Exercise details - Only the lines from the start of the data through the line containing "import seaborn as sns" should be written out, exactly as they are, with both ends included and the pictures left out.

Available data -
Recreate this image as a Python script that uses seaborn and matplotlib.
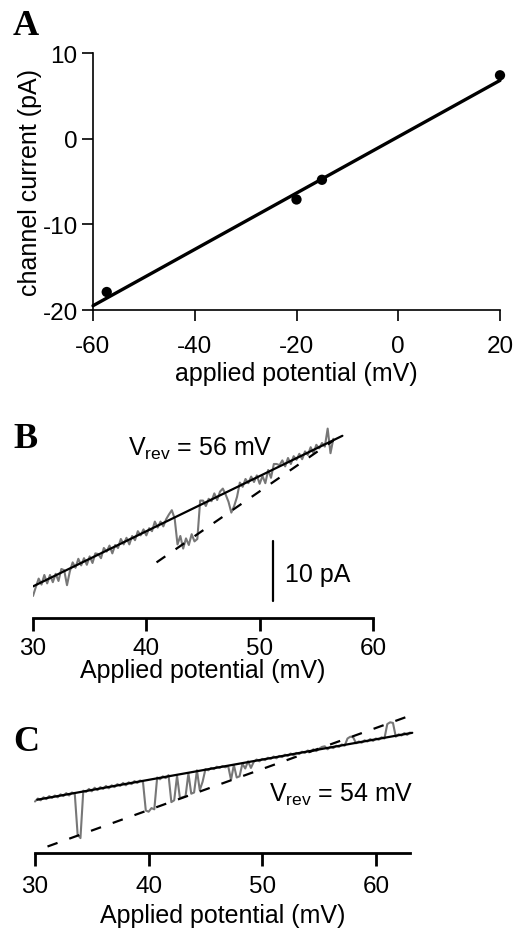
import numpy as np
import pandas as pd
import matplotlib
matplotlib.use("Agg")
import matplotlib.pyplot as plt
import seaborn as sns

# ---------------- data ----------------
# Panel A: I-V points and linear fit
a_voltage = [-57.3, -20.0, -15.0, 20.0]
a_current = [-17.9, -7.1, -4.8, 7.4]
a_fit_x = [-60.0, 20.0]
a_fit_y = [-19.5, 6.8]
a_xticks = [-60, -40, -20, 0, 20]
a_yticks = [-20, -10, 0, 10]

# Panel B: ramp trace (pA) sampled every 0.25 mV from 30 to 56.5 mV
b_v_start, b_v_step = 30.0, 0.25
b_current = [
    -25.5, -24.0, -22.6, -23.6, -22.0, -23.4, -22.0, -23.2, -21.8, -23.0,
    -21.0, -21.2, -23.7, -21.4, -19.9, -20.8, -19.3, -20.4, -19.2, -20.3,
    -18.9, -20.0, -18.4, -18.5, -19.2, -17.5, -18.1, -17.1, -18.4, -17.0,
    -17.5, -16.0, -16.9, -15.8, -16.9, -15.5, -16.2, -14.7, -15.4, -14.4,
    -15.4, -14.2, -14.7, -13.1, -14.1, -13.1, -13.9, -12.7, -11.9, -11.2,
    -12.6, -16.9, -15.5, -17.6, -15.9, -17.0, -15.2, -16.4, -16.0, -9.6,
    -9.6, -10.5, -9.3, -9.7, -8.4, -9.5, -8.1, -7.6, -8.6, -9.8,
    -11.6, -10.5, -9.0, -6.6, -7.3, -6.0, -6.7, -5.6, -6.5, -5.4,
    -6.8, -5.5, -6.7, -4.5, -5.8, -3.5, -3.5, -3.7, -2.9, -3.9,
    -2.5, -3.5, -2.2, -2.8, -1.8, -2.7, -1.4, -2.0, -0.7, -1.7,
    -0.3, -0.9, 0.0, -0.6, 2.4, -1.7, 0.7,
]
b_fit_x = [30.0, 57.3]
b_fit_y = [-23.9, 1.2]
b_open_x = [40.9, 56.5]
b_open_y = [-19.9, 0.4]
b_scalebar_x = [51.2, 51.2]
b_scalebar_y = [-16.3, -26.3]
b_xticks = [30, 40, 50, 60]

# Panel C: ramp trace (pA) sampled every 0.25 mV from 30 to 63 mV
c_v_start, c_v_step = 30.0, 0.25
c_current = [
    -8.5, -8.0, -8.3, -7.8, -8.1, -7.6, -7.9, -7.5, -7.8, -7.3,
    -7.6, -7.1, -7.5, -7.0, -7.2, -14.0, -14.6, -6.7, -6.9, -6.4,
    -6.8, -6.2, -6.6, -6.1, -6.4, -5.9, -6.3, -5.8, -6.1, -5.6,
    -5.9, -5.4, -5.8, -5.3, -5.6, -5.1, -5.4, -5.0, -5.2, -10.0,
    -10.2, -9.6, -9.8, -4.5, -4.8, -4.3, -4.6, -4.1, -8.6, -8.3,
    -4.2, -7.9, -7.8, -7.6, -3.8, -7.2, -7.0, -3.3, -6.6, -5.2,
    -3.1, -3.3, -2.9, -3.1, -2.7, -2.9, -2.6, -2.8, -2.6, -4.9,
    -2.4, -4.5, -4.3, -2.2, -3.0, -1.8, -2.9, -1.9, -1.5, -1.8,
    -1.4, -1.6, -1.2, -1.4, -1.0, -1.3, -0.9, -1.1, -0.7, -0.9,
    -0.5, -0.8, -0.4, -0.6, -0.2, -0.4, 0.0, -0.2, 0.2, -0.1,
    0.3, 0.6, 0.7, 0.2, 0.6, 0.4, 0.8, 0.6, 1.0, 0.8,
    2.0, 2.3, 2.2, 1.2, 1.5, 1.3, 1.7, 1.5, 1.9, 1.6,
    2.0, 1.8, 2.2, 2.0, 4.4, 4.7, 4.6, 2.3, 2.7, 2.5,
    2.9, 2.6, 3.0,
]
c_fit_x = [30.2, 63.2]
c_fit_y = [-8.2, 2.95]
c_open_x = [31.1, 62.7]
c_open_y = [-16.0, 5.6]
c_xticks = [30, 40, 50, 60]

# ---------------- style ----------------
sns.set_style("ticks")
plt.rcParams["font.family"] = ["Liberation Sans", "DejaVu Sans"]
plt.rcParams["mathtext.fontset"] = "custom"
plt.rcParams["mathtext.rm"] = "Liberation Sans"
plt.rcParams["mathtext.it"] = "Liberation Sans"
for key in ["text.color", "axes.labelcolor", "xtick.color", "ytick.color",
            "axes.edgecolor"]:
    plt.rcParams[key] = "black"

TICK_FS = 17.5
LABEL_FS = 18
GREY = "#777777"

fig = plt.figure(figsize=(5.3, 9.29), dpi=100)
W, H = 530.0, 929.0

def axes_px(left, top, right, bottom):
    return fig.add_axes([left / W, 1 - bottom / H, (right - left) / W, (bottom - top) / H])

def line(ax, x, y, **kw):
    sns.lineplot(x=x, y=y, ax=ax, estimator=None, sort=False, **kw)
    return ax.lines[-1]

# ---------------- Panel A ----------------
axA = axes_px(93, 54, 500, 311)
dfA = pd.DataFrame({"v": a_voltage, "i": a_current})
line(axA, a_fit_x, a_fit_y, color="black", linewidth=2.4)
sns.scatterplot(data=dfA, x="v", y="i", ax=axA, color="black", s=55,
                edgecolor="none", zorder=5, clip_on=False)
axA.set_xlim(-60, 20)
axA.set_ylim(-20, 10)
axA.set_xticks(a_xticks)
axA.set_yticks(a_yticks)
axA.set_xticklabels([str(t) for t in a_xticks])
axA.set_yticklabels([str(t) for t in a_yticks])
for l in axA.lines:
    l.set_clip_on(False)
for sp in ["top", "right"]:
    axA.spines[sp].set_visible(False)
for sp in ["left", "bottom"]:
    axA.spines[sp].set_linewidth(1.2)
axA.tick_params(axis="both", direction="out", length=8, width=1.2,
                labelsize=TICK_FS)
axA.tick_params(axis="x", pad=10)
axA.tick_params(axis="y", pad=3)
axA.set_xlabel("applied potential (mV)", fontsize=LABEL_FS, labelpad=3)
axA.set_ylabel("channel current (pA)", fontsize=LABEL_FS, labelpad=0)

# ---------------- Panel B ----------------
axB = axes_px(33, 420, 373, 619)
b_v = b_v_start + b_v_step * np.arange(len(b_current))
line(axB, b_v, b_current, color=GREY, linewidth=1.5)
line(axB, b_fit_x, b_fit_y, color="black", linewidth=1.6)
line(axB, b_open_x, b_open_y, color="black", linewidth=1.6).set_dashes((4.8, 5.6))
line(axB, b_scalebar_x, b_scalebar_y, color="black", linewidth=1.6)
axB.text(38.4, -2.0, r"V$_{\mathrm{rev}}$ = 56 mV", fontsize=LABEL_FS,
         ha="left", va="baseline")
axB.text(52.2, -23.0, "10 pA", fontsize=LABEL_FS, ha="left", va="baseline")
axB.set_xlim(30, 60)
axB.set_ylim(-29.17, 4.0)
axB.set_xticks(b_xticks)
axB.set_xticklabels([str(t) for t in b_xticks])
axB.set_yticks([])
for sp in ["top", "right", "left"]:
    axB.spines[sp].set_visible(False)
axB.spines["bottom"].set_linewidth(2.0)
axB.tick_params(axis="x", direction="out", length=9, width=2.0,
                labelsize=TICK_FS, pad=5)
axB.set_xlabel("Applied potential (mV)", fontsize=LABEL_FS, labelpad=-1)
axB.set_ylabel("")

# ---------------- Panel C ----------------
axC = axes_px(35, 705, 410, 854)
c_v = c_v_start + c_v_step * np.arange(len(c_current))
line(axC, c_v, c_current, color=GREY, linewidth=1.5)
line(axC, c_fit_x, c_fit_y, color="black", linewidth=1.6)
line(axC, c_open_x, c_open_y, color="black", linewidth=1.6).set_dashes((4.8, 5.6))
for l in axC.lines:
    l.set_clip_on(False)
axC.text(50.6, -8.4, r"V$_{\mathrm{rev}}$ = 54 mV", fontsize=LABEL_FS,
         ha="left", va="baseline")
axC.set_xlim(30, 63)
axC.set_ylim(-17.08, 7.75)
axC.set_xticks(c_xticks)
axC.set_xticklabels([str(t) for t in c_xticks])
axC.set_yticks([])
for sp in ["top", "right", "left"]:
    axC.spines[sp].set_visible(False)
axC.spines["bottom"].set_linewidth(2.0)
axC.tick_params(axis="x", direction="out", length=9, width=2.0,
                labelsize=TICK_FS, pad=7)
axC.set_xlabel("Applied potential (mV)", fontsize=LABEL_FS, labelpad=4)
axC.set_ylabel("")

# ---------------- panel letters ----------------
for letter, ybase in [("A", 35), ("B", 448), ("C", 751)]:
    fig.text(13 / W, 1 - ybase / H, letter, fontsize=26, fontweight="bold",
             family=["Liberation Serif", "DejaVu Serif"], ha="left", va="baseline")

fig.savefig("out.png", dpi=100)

Output for this task -
Recreate this image as a Python script that uses seaborn and matplotlib.
import numpy as np
import pandas as pd
import matplotlib
matplotlib.use("Agg")
import matplotlib.pyplot as plt
import seaborn as sns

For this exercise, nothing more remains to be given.